Some of us are just lazy investors by nature, and there's nothing wrong with that. But if that's the case, here are some tips to help you succeed without putting in a lot of effort.

Man at desk with eyes closed

Image source: Getty Images.

1. Load up on index funds

Buying individual stocks takes a lot of research. You'll need to dig into different companies, see what sets them apart from their competition, figure out how well they manage their cash flow and debt, and track their performance over time. If you don't have the patience for that, look at index funds instead.

Index funds are passively managed funds that aim to match the performance of the market indexes they're tied to. When you invest in index funds, you get to own a bucket of stocks with a single purchase. That leads to a nice diverse portfolio without having to do a lot of work.

The downside of index funds is that you won't beat the market -- rather, you'll simply benefit when it does well and see your portfolio value decline when volatility rears its ugly head. But having a portfolio that moves with the broad market isn't a bad thing -- especially since it still opens the door to long-term gains.
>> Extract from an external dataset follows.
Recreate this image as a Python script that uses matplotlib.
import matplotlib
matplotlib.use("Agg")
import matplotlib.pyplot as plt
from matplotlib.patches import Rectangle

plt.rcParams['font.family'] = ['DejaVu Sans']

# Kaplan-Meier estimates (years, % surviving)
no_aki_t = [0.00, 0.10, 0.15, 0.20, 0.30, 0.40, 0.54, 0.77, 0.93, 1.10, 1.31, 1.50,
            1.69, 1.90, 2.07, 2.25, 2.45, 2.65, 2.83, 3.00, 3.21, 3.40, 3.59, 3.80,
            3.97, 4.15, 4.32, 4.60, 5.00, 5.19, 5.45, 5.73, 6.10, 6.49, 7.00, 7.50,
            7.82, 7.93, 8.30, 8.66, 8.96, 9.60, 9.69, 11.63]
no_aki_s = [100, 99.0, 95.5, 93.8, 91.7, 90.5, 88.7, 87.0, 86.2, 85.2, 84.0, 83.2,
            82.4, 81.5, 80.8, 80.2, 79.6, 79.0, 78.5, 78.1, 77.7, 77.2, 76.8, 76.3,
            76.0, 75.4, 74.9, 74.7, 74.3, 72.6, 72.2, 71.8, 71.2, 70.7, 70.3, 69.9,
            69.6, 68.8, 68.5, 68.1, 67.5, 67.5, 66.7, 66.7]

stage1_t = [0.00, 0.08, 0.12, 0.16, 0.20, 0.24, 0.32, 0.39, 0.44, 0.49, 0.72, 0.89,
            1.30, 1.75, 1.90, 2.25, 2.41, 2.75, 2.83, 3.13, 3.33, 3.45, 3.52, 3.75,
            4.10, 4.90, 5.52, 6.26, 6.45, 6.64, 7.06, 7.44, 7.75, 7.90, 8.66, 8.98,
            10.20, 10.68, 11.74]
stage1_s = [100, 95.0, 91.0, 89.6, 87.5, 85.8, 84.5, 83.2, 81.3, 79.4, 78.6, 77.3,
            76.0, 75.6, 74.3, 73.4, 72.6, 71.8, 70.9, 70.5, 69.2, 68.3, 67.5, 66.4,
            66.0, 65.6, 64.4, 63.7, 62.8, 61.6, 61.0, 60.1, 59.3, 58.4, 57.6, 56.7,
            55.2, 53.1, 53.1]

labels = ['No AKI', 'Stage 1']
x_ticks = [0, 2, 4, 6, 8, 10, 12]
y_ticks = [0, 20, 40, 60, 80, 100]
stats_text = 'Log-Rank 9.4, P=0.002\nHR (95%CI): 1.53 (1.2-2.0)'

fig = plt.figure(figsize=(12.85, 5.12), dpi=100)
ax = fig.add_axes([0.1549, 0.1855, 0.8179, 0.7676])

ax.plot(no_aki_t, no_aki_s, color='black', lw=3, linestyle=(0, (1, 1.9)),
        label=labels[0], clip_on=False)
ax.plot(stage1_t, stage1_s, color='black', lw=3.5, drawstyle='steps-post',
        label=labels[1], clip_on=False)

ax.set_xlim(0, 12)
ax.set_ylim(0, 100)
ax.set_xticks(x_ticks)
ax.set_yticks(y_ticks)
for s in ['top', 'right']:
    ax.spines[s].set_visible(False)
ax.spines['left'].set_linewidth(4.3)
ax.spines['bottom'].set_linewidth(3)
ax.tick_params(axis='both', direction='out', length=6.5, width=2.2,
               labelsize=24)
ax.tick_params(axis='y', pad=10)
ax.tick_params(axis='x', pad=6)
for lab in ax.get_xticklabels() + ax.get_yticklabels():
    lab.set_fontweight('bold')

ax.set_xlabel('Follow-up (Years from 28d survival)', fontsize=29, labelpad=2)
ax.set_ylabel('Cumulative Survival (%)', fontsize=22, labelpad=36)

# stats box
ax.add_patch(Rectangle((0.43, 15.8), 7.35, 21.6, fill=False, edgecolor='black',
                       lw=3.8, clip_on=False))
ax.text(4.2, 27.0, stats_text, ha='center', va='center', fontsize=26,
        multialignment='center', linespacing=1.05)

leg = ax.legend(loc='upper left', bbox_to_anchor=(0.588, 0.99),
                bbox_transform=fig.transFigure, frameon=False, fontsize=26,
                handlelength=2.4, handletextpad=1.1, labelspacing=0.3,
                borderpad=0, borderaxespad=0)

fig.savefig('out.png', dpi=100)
2. Use dollar-cost averaging to your advantage

With dollar-cost averaging, you commit to investing a certain amount of money at preset intervals over time. You might, for example, invest $300 every other Tuesday in an S&P 500 index fund and see where that leads you. The great thing about this strategy is that it takes guesswork out of the equation, so if you're not up for timing the market (which seasoned, hands-on investors fail at all the time, anyway), you don't have to -- you simply stick to your pre-arranged schedule.
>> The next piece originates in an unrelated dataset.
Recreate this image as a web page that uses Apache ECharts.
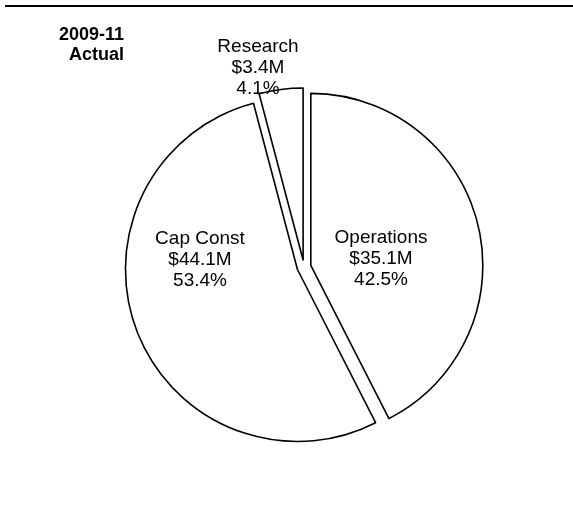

3. Be in it for the long haul

The stock market can be extremely volatile, which means your portfolio value can fluctuate a lot from week to week or month to month. But that's not something you'll have to worry about if your goal is to load up on quality investments and leave them alone for years. Not only is a "buy-and-hold" strategy effective for growing wealth, but it's also ideal for investors who don't want to spend the time to constantly reassess their strategy.

You don't need to be a hands-on investor to do well in the stock market. If you're not up to the task of tracking the market's performance and assembling a collection of individual stocks, take the easy way out. If you stick to these rules, there's a good chance you'll end up doing quite well for yourself in the long run.